Magdalena Hillström talked about conflicts over the identities of the post-modern museums in the light of the professionalization of museum professions in Sweden and in the aftermath of the founder of the museum of cultural history Nordiska museet and the open air museum Skansen, Artur Hazelius. Hillström related the identity of the post-modern museums to four ideal types of museums: the museum as the treasure chamber, as the archive, as the school and as the theatre. The different types exist in combinations, side by side and overlap; hence they do not form a distinct chronology.

Eva Marie Rigné stressed the need for normative analysis of museology in order to create a new field of practice, making agreements with and settle boundaries to rival disciplines. Rigné argued this “boundary work” regarding fields, knowledge and methods is necessary in (re)professionalization of museology.
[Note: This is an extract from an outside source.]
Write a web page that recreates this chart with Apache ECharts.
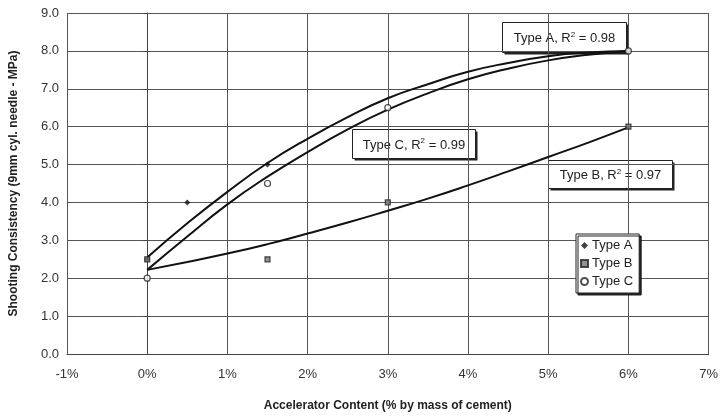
<!DOCTYPE html>
<html>
<head>
<meta charset="utf-8">
<script src="https://cdn.jsdelivr.net/npm/echarts@6/dist/echarts.min.js"></script>
<style>
  html, body { margin: 0; padding: 0; background: #fff; }
  #main { width: 721px; height: 417px; }
</style>
</head>
<body>
<div id="main"></div>
<script>
// measured points (accelerator %, consistency MPa)
var typeA = [[0, 2.5], [0.5, 4.0], [1.5, 5.0], [6, 8.0]];
var typeB = [[0, 2.5], [1.5, 2.5], [3, 4.0], [6, 6.0]];
var typeC = [[0, 2.0], [1.5, 4.5], [3, 6.5], [6, 8.0]];

// trend curves
var trendX = [0, 0.5, 1, 1.5, 2, 2.5, 3, 3.5, 4, 4.5, 5, 5.5, 6];
var trendA = [2.55, 3.45, 4.28, 5.04, 5.68, 6.25, 6.75, 7.12, 7.45, 7.68, 7.86, 7.96, 8.0];
var trendB = [2.22, 2.43, 2.65, 2.9, 3.18, 3.47, 3.78, 4.1, 4.45, 4.82, 5.2, 5.58, 5.98];
var trendC = [2.22, 3.1, 3.95, 4.68, 5.33, 5.93, 6.45, 6.88, 7.25, 7.53, 7.75, 7.9, 8.0];

var xTicks = [-1, 0, 1, 2, 3, 4, 5, 6, 7];
var yTicks = [0, 1, 2, 3, 4, 5, 6, 7, 8, 9];

function pairs(xs, ys) {
    return xs.map(function (x, i) { return [x, ys[i]]; });
}

var font = 'Liberation Sans, Arial, sans-serif';

function noteBox(x, y, w, h, label) {
    return {
        type: 'group',
        left: x,
        top: y,
        children: [{
            type: 'rect',
            shape: { x: 2, y: 2, width: w, height: h },
            style: { fill: '#222' }
        }, {
            type: 'rect',
            shape: { x: 0, y: 0, width: w, height: h },
            style: { fill: '#fff', stroke: '#222', lineWidth: 1 }
        }, {
            type: 'text',
            x: w / 2,
            y: h / 2 + 1,
            style: {
                rich: { sup: { fontSize: 8, verticalAlign: 'top', padding: [0, 0, 8, 0], fill: '#222', fontFamily: font } },
                text: label,
                fontSize: 13,
                fontFamily: font,
                fill: '#222',
                align: 'center',
                verticalAlign: 'middle'
            }
        }]
    };
}

var lineStyle = { color: '#111', width: 2 };

var option = {
    animation: false,
    backgroundColor: '#fff',
    grid: { left: 67, right: 9, top: 13, bottom: 62 },
    xAxis: {
        type: 'value',
        min: -1,
        max: 7,
        interval: 1,
        name: 'Accelerator Content (% by mass of cement)',
        nameLocation: 'middle',
        nameGap: 46,
        nameTextStyle: { fontFamily: font, fontSize: 12, fontWeight: 'bold', color: '#222' },
        axisLine: { onZero: false, lineStyle: { color: '#444' } },
        axisTick: { show: false },
        axisLabel: {
            fontFamily: font, fontSize: 13, color: '#333', margin: 14,
            formatter: function (v) { return xTicks.indexOf(v) >= 0 ? v + '%' : ''; }
        },
        splitLine: { lineStyle: { color: '#555', width: 1 } }
    },
    yAxis: {
        type: 'value',
        min: 0,
        max: 9,
        interval: 1,
        name: 'Shooting Consistency (9mm cyl. needle - MPa)',
        nameLocation: 'middle',
        nameGap: 47,
        nameTextStyle: { fontFamily: font, fontSize: 12, fontWeight: 'bold', color: '#222' },
        axisLine: { show: true, lineStyle: { color: '#444' } },
        axisTick: { show: true, length: 4, lineStyle: { color: '#444' } },
        axisLabel: {
            fontFamily: font, fontSize: 13, color: '#333', margin: 8,
            formatter: function (v) { return yTicks.indexOf(v) >= 0 ? v.toFixed(1) : ''; }
        },
        splitLine: { lineStyle: { color: '#555', width: 1 } }
    },
    legend: {
        orient: 'vertical',
        left: 576,
        top: 234,
        padding: [5, 6, 5, 4],
        itemGap: 5,
        itemWidth: 7,
        itemHeight: 14,
        backgroundColor: '#fff',
        borderColor: '#222',
        borderWidth: 1,
        shadowColor: '#222',
        shadowOffsetX: 2,
        shadowOffsetY: 2,
        textStyle: { fontFamily: font, fontSize: 13, color: '#222', padding: [0, 0, 0, -1] },
        data: [
            { name: 'Type A', itemStyle: { color: '#111' }, icon: 'path://M0,4 L4,0 L8,4 L4,8 Z' },
            { name: 'Type B', icon: 'path://M0,0 L8,0 L8,8 L0,8 Z' },
            { name: 'Type C', icon: 'circle' }
        ]
    },
    graphic: [
        noteBox(502, 22, 124, 30, 'Type A, R{sup|2} = 0.98'),
        noteBox(352, 129, 123, 29, 'Type C, R{sup|2} = 0.99'),
        noteBox(548, 160, 124, 28, 'Type B, R{sup|2} = 0.97')
    ],
    series: [{
        name: 'trend A',
        type: 'line',
        smooth: true,
        showSymbol: false,
        silent: true,
        lineStyle: lineStyle,
        data: pairs(trendX, trendA),
        z: 2
    }, {
        name: 'trend B',
        type: 'line',
        smooth: true,
        showSymbol: false,
        silent: true,
        lineStyle: lineStyle,
        data: pairs(trendX, trendB),
        z: 2
    }, {
        name: 'trend C',
        type: 'line',
        smooth: true,
        showSymbol: false,
        silent: true,
        lineStyle: lineStyle,
        data: pairs(trendX, trendC),
        z: 2
    }, {
        name: 'Type A',
        type: 'scatter',
        symbol: 'diamond',
        symbolSize: 6,
        itemStyle: { color: '#111' },
        data: typeA,
        z: 3
    }, {
        name: 'Type B',
        type: 'scatter',
        symbol: 'rect',
        symbolSize: 5,
        itemStyle: { color: '#777', borderColor: '#222', borderWidth: 1.2 },
        data: typeB,
        z: 4
    }, {
        name: 'Type C',
        type: 'scatter',
        symbol: 'circle',
        symbolSize: 6,
        itemStyle: { color: '#fff', borderColor: '#222', borderWidth: 1.2 },
        data: typeC,
        z: 5
    }]
};

var myChart = echarts.init(document.getElementById('main'));
myChart.setOption(option);
</script>
</body>
</html>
The Producing Heritage and Identities in Museums session discussed in which ways identities are created and represented in museums.  In the light of post-nationalism, Rhiannon Mason asked how museums deal with material culture, which settled earlier views of nations and colonialism. Mason argued that the issues of post-nationalism are related to the origins of European museums, as a way of managing cultural diversity, difference and exchange. A central issue was that representations of the Self and the Other remain in presentations of colonial artifacts, as was showed in Staffan Lundéns paper “Representing loot. The making of the Benin bronzes at the British Museum”. The museum has denied demands for return, arguing itself to be universal and objective, but in practice the museum presents the Benin artifacts in a prejudice way.

Finally, the session Post-Colonial Heritage brought up a transnational perspective on cultural heritage and discussed how indigenous cultural heritage could be represented and revitalized, both ethically and in practice. Setting a post-colonial perspective is becoming a dominant discourse within cultural heritage of which museums are an important part.

As a whole, the Conference was a very inspiring event and starting point of the international network.